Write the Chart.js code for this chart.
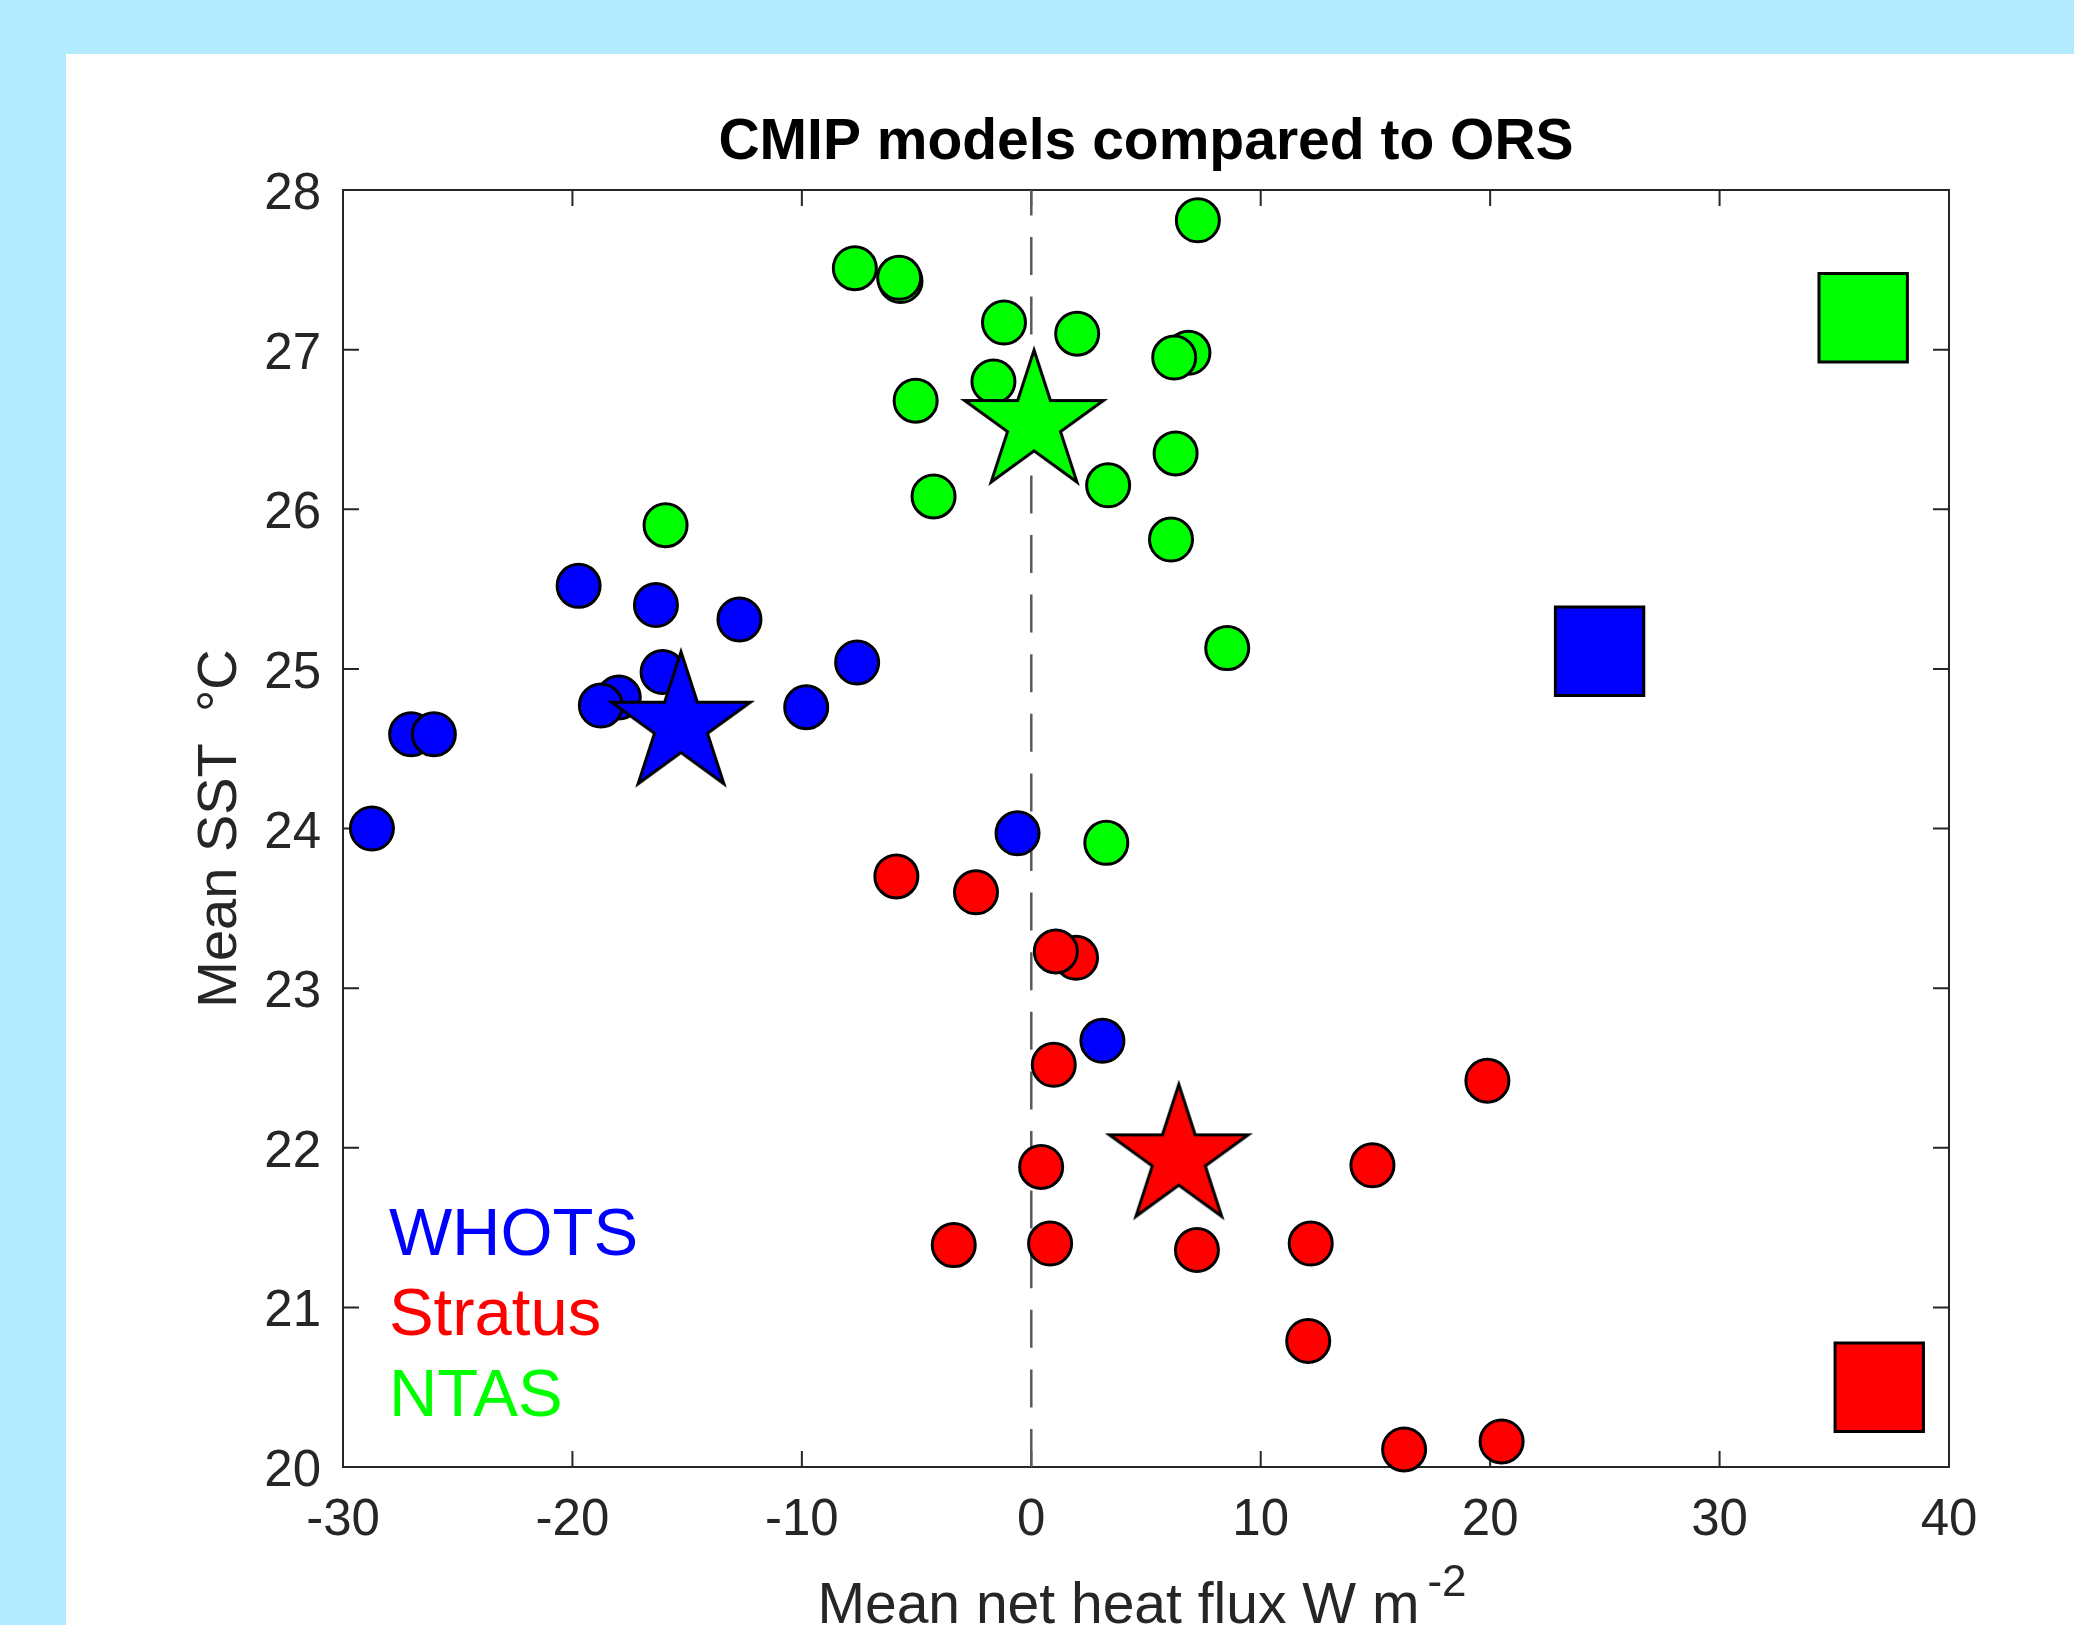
<!DOCTYPE html>
<html>
<head>
<meta charset="utf-8">
<title>CMIP models compared to ORS</title>
<script src="https://cdn.jsdelivr.net/npm/chart.js@4.4.1/dist/chart.umd.min.js"></script>
<style>
  html, body { margin: 0; padding: 0; }
  body { width: 2074px; height: 1625px; background: #b2ebfd; position: relative; overflow: hidden; }
  #panel { position: absolute; left: 66px; top: 54px; right: 0; bottom: 0; background: #ffffff; }
  #chart { position: absolute; left: 0; top: 0; }
</style>
</head>
<body>
<div id="panel"></div>
<canvas id="chart" width="2074" height="1625"></canvas>
<script>
// Stations (order also sets colours)
const stations = ["WHOTS", "Stratus", "NTAS"];
const stationColors = ["#0000ff", "#ff0000", "#00ff00"];

// Axis ticks
const xTicks = [-30, -20, -10, 0, 10, 20, 30, 40];
const yTicks = [20, 21, 22, 23, 24, 25, 26, 27, 28];

// Individual CMIP models (circles): net heat flux (W m-2) and SST (degC)
const whotsFlux = [-19.73, -16.36, -12.72, -16.07, -17.98, -18.76, -27.03, -26.04, -9.81, -7.59, -28.74, -0.6, 3.1];
const whotsSst  = [25.52, 25.40, 25.31, 24.98, 24.82, 24.77, 24.59, 24.59, 24.76, 25.04, 24.00, 23.97, 22.67];

const stratusFlux = [-5.88, -2.41, 1.95, 1.07, 0.98, 0.43, -3.38, 0.82, 7.22, 12.18, 14.87, 12.07, 19.88, 16.25, 20.5];
const stratusSst  = [23.70, 23.60, 23.19, 23.23, 22.52, 21.88, 21.39, 21.40, 21.36, 21.40, 21.89, 20.79, 22.42, 20.11, 20.16];

const ntasFlux = [-15.94, -7.69, -5.70, -5.76, 7.26, -1.19, 2.0, 6.85, 6.23, -1.65, -5.04, 6.29, -4.26, 3.35, 6.09, 8.54, 3.27];
const ntasSst  = [25.90, 27.51, 27.43, 27.45, 27.81, 27.17, 27.10, 26.98, 26.95, 26.80, 26.68, 26.35, 26.08, 26.15, 25.81, 25.13, 23.91];

// Multi-model mean (stars), per station
const meanFlux = [-15.27, 6.43, 0.12];
const meanSst  = [24.65, 21.94, 26.54];

// ORS observations (squares), per station
const orsFlux = [24.77, 36.96, 36.26];
const orsSst  = [25.11, 20.50, 27.20];

const FONT = "'Liberation Sans', Arial, Helvetica, sans-serif";
const AXIS_COLOR = "#262626";
const TICK_LEN = 16;

function toPoints(xs, ys) {
  return xs.map((x, i) => ({ x: x, y: ys[i] }));
}

// Filled pentagram marker (Chart.js 'star' is only an asterisk)
function makeStar(color) {
  const R = 73, r = R * 0.382, pad = 7;
  const c = document.createElement("canvas");
  c.width = c.height = 2 * (R + pad);
  const g = c.getContext("2d");
  const cx = R + pad, cy = R + pad;
  g.beginPath();
  for (let k = 0; k < 10; k++) {
    const rad = k % 2 === 0 ? R : r;
    const a = -Math.PI / 2 + k * Math.PI / 5;
    const px = cx + rad * Math.cos(a), py = cy + rad * Math.sin(a);
    if (k === 0) g.moveTo(px, py); else g.lineTo(px, py);
  }
  g.closePath();
  g.fillStyle = color;
  g.fill();
  g.lineWidth = 3;
  g.lineJoin = "miter";
  g.strokeStyle = "#000000";
  g.stroke();
  return c;
}

const modelFlux = [whotsFlux, stratusFlux, ntasFlux];
const modelSst = [whotsSst, stratusSst, ntasSst];

const datasets = [];
// stars on top
stations.forEach((s, i) => {
  datasets.push({
    label: s + " model mean",
    data: [{ x: meanFlux[i], y: meanSst[i] }],
    pointStyle: makeStar(stationColors[i]),
    pointRadius: 73,
    clip: false
  });
});
// observation squares
stations.forEach((s, i) => {
  datasets.push({
    label: s + " ORS",
    data: [{ x: orsFlux[i], y: orsSst[i] }],
    pointStyle: "rect",
    pointRadius: 62.5,
    backgroundColor: stationColors[i],
    borderColor: "#000000",
    borderWidth: 3,
    clip: false
  });
});
// model circles
stations.forEach((s, i) => {
  datasets.push({
    label: s + " CMIP",
    data: toPoints(modelFlux[i], modelSst[i]),
    pointStyle: "circle",
    pointRadius: 21.5,
    backgroundColor: stationColors[i],
    borderColor: "#000000",
    borderWidth: 3,
    clip: false
  });
});
// zero line at the bottom
datasets.push({
  label: "zero",
  type: "line",
  data: [{ x: 0, y: yTicks[0] }, { x: 0, y: yTicks[yTicks.length - 1] }],
  borderColor: "#5a5a5a",
  borderWidth: 2.5,
  borderDash: [38, 21.6],
  pointRadius: 0,
  fill: false
});

// box, inward ticks, x label with superscript, station labels
const matlabAxes = {
  id: "matlabAxes",
  beforeDatasetsDraw(chart) {
    const { ctx, chartArea: a, scales: { x, y } } = chart;
    ctx.save();
    ctx.strokeStyle = AXIS_COLOR;
    ctx.lineWidth = 2;
    ctx.strokeRect(a.left, a.top, a.right - a.left, a.bottom - a.top);
    ctx.beginPath();
    xTicks.forEach(v => {
      const px = x.getPixelForValue(v);
      ctx.moveTo(px, a.bottom); ctx.lineTo(px, a.bottom - TICK_LEN);
      ctx.moveTo(px, a.top); ctx.lineTo(px, a.top + TICK_LEN);
    });
    yTicks.forEach(v => {
      const py = y.getPixelForValue(v);
      ctx.moveTo(a.left, py); ctx.lineTo(a.left + TICK_LEN, py);
      ctx.moveTo(a.right, py); ctx.lineTo(a.right - TICK_LEN, py);
    });
    ctx.stroke();
    ctx.restore();
  },
  afterDraw(chart) {
    const { ctx, chartArea: a, scales: { x, y } } = chart;
    ctx.save();

    // x axis label: "Mean net heat flux W m^-2"
    const main = "Mean net heat flux W m";
    const sup = "-2";
    ctx.fillStyle = AXIS_COLOR;
    ctx.textBaseline = "alphabetic";
    ctx.textAlign = "left";
    ctx.font = "57px " + FONT;
    const wMain = ctx.measureText(main).width;
    ctx.font = "44px " + FONT;
    const wSup = ctx.measureText(sup).width;
    const gap = 8;
    const start = (a.left + a.right) / 2 - (wMain + gap + wSup) / 2 - 4;
    const base = 1623;
    ctx.font = "57px " + FONT;
    ctx.fillText(main, start, base);
    ctx.font = "44px " + FONT;
    ctx.fillText(sup, start + wMain + gap, base - 27);

    // station names
    ctx.font = "67px " + FONT;
    const lx = x.getPixelForValue(-28.0);
    const baselines = [21.33, 20.83, 20.32];
    stations.forEach((s, i) => {
      ctx.fillStyle = stationColors[i];
      ctx.fillText(s, lx, y.getPixelForValue(baselines[i]));
    });
    ctx.restore();
  }
};

new Chart(document.getElementById("chart"), {
  type: "scatter",
  data: { datasets: datasets },
  plugins: [matlabAxes],
  options: {
    responsive: false,
    animation: false,
    events: [],
    layout: { padding: { left: 0, right: 125, top: 0, bottom: 0 } },
    plugins: {
      legend: { display: false },
      tooltip: { enabled: false },
      title: {
        display: true,
        text: "CMIP models compared to ORS",
        fullSize: false,
        color: "#000000",
        font: { family: FONT, size: 57, weight: "bold", lineHeight: 1.2 },
        padding: { top: 109, bottom: 12.6 }
      }
    },
    scales: {
      x: {
        type: "linear",
        min: xTicks[0],
        max: xTicks[xTicks.length - 1],
        afterBuildTicks: s => { s.ticks = xTicks.map(v => ({ value: v })); },
        afterFit: s => { s.height = 158; },
        grid: { display: false, drawTicks: false },
        border: { display: false },
        ticks: {
          color: AXIS_COLOR,
          font: { family: FONT, size: 51 },
          padding: 23,
          maxRotation: 0,
          autoSkip: false,
          labelOffset: c => (c.tick && c.tick.value < 0 ? -4 : 0)
        }
      },
      y: {
        type: "linear",
        min: yTicks[0],
        max: yTicks[yTicks.length - 1],
        afterBuildTicks: s => { s.ticks = yTicks.map(v => ({ value: v })); },
        afterFit: s => { s.width = 343; },
        grid: { display: false, drawTicks: false },
        border: { display: false },
        ticks: {
          color: AXIS_COLOR,
          font: { family: FONT, size: 51 },
          padding: 22,
          labelOffset: 5,
          autoSkip: false
        },
        title: {
          display: true,
          text: "Mean SST  \u00B0C",
          color: AXIS_COLOR,
          font: { family: FONT, size: 56, lineHeight: 1.2 },
          padding: { top: 187, bottom: 0 }
        }
      }
    }
  }
});
</script>
</body>
</html>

= = = = =

**WRITTEN EXERCISE**
Extract, word for word, each line from the top of the data down to and including the line with "22.42, 20.11, 20.16];"; skip the pictures.

**REPLY**
Write the Chart.js code for this chart.
<!DOCTYPE html>
<html>
<head>
<meta charset="utf-8">
<title>CMIP models compared to ORS</title>
<script src="https://cdn.jsdelivr.net/npm/chart.js@4.4.1/dist/chart.umd.min.js"></script>
<style>
  html, body { margin: 0; padding: 0; }
  body { width: 2074px; height: 1625px; background: #b2ebfd; position: relative; overflow: hidden; }
  #panel { position: absolute; left: 66px; top: 54px; right: 0; bottom: 0; background: #ffffff; }
  #chart { position: absolute; left: 0; top: 0; }
</style>
</head>
<body>
<div id="panel"></div>
<canvas id="chart" width="2074" height="1625"></canvas>
<script>
// Stations (order also sets colours)
const stations = ["WHOTS", "Stratus", "NTAS"];
const stationColors = ["#0000ff", "#ff0000", "#00ff00"];

// Axis ticks
const xTicks = [-30, -20, -10, 0, 10, 20, 30, 40];
const yTicks = [20, 21, 22, 23, 24, 25, 26, 27, 28];

// Individual CMIP models (circles): net heat flux (W m-2) and SST (degC)
const whotsFlux = [-19.73, -16.36, -12.72, -16.07, -17.98, -18.76, -27.03, -26.04, -9.81, -7.59, -28.74, -0.6, 3.1];
const whotsSst  = [25.52, 25.40, 25.31, 24.98, 24.82, 24.77, 24.59, 24.59, 24.76, 25.04, 24.00, 23.97, 22.67];

const stratusFlux = [-5.88, -2.41, 1.95, 1.07, 0.98, 0.43, -3.38, 0.82, 7.22, 12.18, 14.87, 12.07, 19.88, 16.25, 20.5];
const stratusSst  = [23.70, 23.60, 23.19, 23.23, 22.52, 21.88, 21.39, 21.40, 21.36, 21.40, 21.89, 20.79, 22.42, 20.11, 20.16];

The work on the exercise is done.